La figlia di Erdogan difende la Convenzione di Istanbul

Per frenare gli attacchi alla Convenzione di Istanbul, e chiedere al presidente turco Recep Tayyip Erdogan di non abbandonarla, è scesa in campo anche la sua figlia prediletta, Sumeyye.

“La priorità - dichiara l’associazione delle donne islamiche Kadem, di cui Sumeyye è vicepresidente - è combattere la violenza contro le donne”. E un ritiro di Ankara dal trattato - aperto alla firma proprio a Istanbul nel 2011 e ratificato dalla Turchia l’anno successivo, primo Paese in assoluto - difficilmente aiuterebbe a ridurla. “Dire che questa convenzione determina una legittimazione degli orientamenti omosessuali mostra per lo meno una cattiva intenzione”, sostiene inoltre Kadem, sottolineando così di non voler essere mischiata con la propaganda dei “movimenti immorali”.
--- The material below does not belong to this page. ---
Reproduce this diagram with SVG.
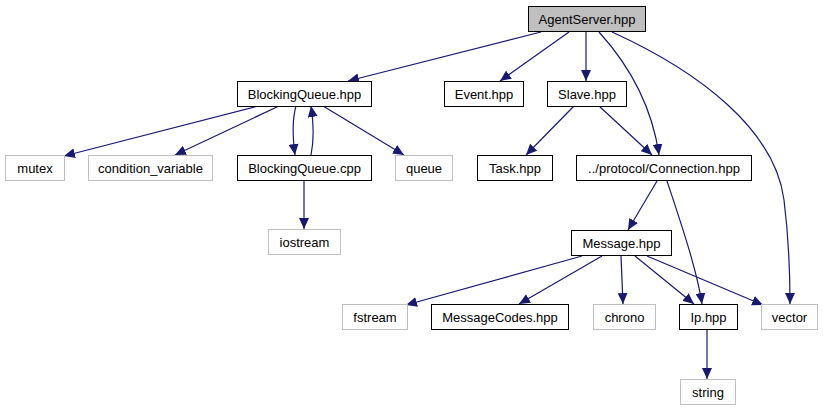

Ma la battaglia contro gli assalti islamisti, in questo caso, è comune a quella condotta dalle donne laiche in piazza e sul web. L’impegno di Sumeyye Erdogan in Bayraktar, 35 anni questo mese, ha stupito diversi osservatori. Sia perché è stata più volte criticata dalle femministe per la difesa di posizioni ritenute conservatrici, sia perché il suo endorsement alla Convenzione rischia di mettere in imbarazzo il padre-presidente. Tanto più che il fratello 39enne Bilal, un altro dei quattro figli di Erdogan, si è invece esposto contro la Convenzione del Consiglio d’Europa sulla prevenzione e la lotta alla violenza contro le donne. Non certo per mostrare indulgenza verso i crimini di genere, ha assicurato la sua fondazione giovanile Tugva, ma perché diversi articoli del documento rischierebbero di diffondere valori contrari alla famiglia tradizionale e fare propaganda per la comunità lgbt. Argomentazioni analoghe a quelle di alcuni big dell’Akp, il partito al governo da quasi 18 anni, e della Polonia, che ha annunciato di voler abbandonare il protocollo. Una guerra in famiglia in cui l’ultima parola spetterà, come sempre, al ‘Sultano’. In Turchia il problema della violenza contro le donne resta allarmante. Le attiviste denunciano anzi che la Convenzione di Istanbul non è mai stata applicata in pieno, negando nella pratica forme efficaci di protezione. Lo scorso anno, rileva la piattaformaFermiamo i femminicidi”, si è registrato il record negativo di 474 vittime. E se il trattato venisse abbandonato, avvertono, si rischia una situazione ancora più grave.